Problem description:
Copy nothing but the text: reproduce each line of the listing exactly and leave the pictures out.
◆ ◆ ◆ ◆ ◆ ◆ ◆
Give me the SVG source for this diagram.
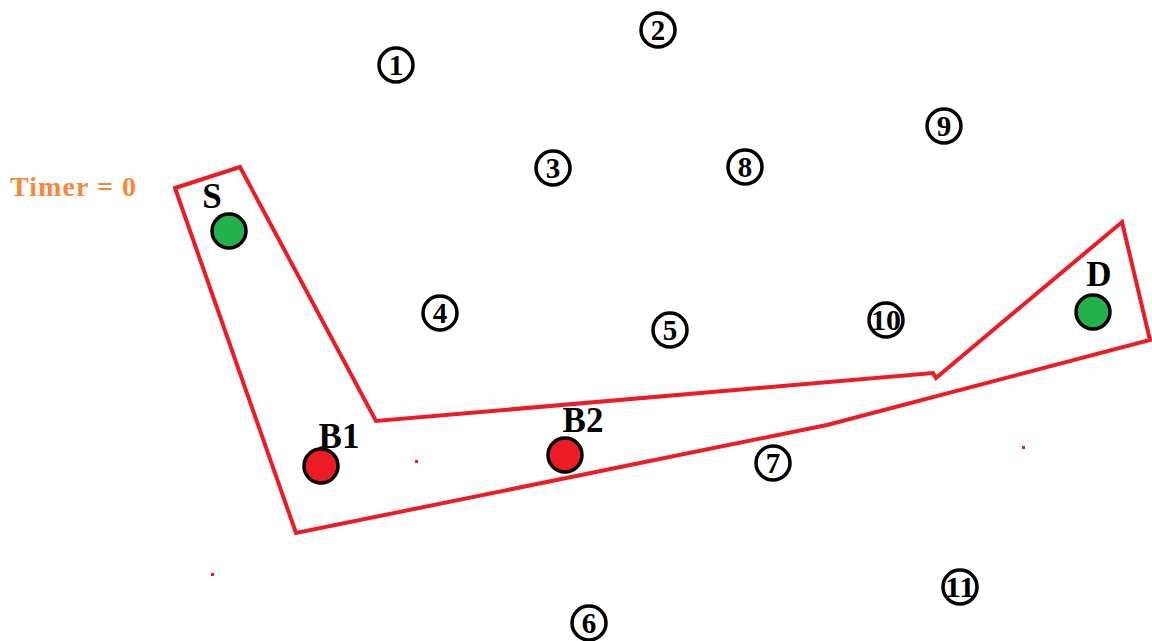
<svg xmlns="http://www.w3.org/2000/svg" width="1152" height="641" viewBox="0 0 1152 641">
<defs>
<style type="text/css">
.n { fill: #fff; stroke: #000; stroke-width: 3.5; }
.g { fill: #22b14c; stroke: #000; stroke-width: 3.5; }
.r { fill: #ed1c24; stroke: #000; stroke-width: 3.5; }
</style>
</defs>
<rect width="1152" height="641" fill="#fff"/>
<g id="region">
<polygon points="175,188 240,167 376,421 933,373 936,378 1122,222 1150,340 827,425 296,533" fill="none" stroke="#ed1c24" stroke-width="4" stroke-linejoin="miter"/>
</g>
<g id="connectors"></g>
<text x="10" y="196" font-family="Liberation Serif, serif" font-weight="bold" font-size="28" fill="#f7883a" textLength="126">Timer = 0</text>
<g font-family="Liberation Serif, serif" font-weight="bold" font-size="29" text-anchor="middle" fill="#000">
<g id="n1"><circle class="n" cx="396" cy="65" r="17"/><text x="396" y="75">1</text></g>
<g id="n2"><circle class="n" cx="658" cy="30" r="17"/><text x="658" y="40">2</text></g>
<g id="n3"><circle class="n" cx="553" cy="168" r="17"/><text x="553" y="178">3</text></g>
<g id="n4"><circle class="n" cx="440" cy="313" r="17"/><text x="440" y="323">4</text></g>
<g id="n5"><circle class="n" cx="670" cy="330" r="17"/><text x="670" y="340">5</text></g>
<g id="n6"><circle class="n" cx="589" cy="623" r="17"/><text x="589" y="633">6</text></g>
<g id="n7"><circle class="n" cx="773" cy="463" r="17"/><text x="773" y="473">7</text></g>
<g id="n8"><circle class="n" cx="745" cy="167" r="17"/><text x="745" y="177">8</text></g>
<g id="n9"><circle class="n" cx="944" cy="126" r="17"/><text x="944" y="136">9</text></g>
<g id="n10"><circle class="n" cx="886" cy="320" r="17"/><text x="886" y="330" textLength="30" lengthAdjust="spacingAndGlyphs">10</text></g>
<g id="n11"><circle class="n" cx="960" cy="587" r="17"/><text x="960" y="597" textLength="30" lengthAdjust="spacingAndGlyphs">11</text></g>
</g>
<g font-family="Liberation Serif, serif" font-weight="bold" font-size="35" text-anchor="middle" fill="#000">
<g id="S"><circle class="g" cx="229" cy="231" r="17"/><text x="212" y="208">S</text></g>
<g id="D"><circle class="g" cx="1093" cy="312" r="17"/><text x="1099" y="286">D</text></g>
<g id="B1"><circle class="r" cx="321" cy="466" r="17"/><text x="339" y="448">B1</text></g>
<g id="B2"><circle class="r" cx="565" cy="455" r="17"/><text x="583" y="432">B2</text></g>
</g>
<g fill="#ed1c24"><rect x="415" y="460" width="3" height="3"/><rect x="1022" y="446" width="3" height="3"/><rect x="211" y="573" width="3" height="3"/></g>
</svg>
◆ ◆ ◆ ◆ ◆ ◆ ◆
Completed exercise:
Give me the SVG source for this diagram.
<svg xmlns="http://www.w3.org/2000/svg" width="1152" height="641" viewBox="0 0 1152 641">
<defs>
<style type="text/css">
.n { fill: #fff; stroke: #000; stroke-width: 3.5; }
.g { fill: #22b14c; stroke: #000; stroke-width: 3.5; }
.r { fill: #ed1c24; stroke: #000; stroke-width: 3.5; }
</style>
</defs>
<rect width="1152" height="641" fill="#fff"/>
<g id="region">
<polygon points="175,188 240,167 376,421 933,373 936,378 1122,222 1150,340 827,425 296,533" fill="none" stroke="#ed1c24" stroke-width="4" stroke-linejoin="miter"/>
</g>
<g id="connectors"></g>
<text x="10" y="196" font-family="Liberation Serif, serif" font-weight="bold" font-size="28" fill="#f7883a" textLength="126">Timer = 0</text>
<g font-family="Liberation Serif, serif" font-weight="bold" font-size="29" text-anchor="middle" fill="#000">
<g id="n1"><circle class="n" cx="396" cy="65" r="17"/><text x="396" y="75">1</text></g>
<g id="n2"><circle class="n" cx="658" cy="30" r="17"/><text x="658" y="40">2</text></g>
<g id="n3"><circle class="n" cx="553" cy="168" r="17"/><text x="553" y="178">3</text></g>
<g id="n4"><circle class="n" cx="440" cy="313" r="17"/><text x="440" y="323">4</text></g>
<g id="n5"><circle class="n" cx="670" cy="330" r="17"/><text x="670" y="340">5</text></g>
<g id="n6"><circle class="n" cx="589" cy="623" r="17"/><text x="589" y="633">6</text></g>
<g id="n7"><circle class="n" cx="773" cy="463" r="17"/><text x="773" y="473">7</text></g>
<g id="n8"><circle class="n" cx="745" cy="167" r="17"/><text x="745" y="177">8</text></g>
<g id="n9"><circle class="n" cx="944" cy="126" r="17"/><text x="944" y="136">9</text></g>
<g id="n10"><circle class="n" cx="886" cy="320" r="17"/><text x="886" y="330" textLength="30" lengthAdjust="spacingAndGlyphs">10</text></g>
<g id="n11"><circle class="n" cx="960" cy="587" r="17"/><text x="960" y="597" textLength="30" lengthAdjust="spacingAndGlyphs">11</text></g>
</g>
<g font-family="Liberation Serif, serif" font-weight="bold" font-size="35" text-anchor="middle" fill="#000">
<g id="S"><circle class="g" cx="229" cy="231" r="17"/><text x="212" y="208">S</text></g>
<g id="D"><circle class="g" cx="1093" cy="312" r="17"/><text x="1099" y="286">D</text></g>
<g id="B1"><circle class="r" cx="321" cy="466" r="17"/><text x="339" y="448">B1</text></g>
<g id="B2"><circle class="r" cx="565" cy="455" r="17"/><text x="583" y="432">B2</text></g>
</g>
<g fill="#ed1c24"><rect x="415" y="460" width="3" height="3"/><rect x="1022" y="446" width="3" height="3"/><rect x="211" y="573" width="3" height="3"/></g>
</svg>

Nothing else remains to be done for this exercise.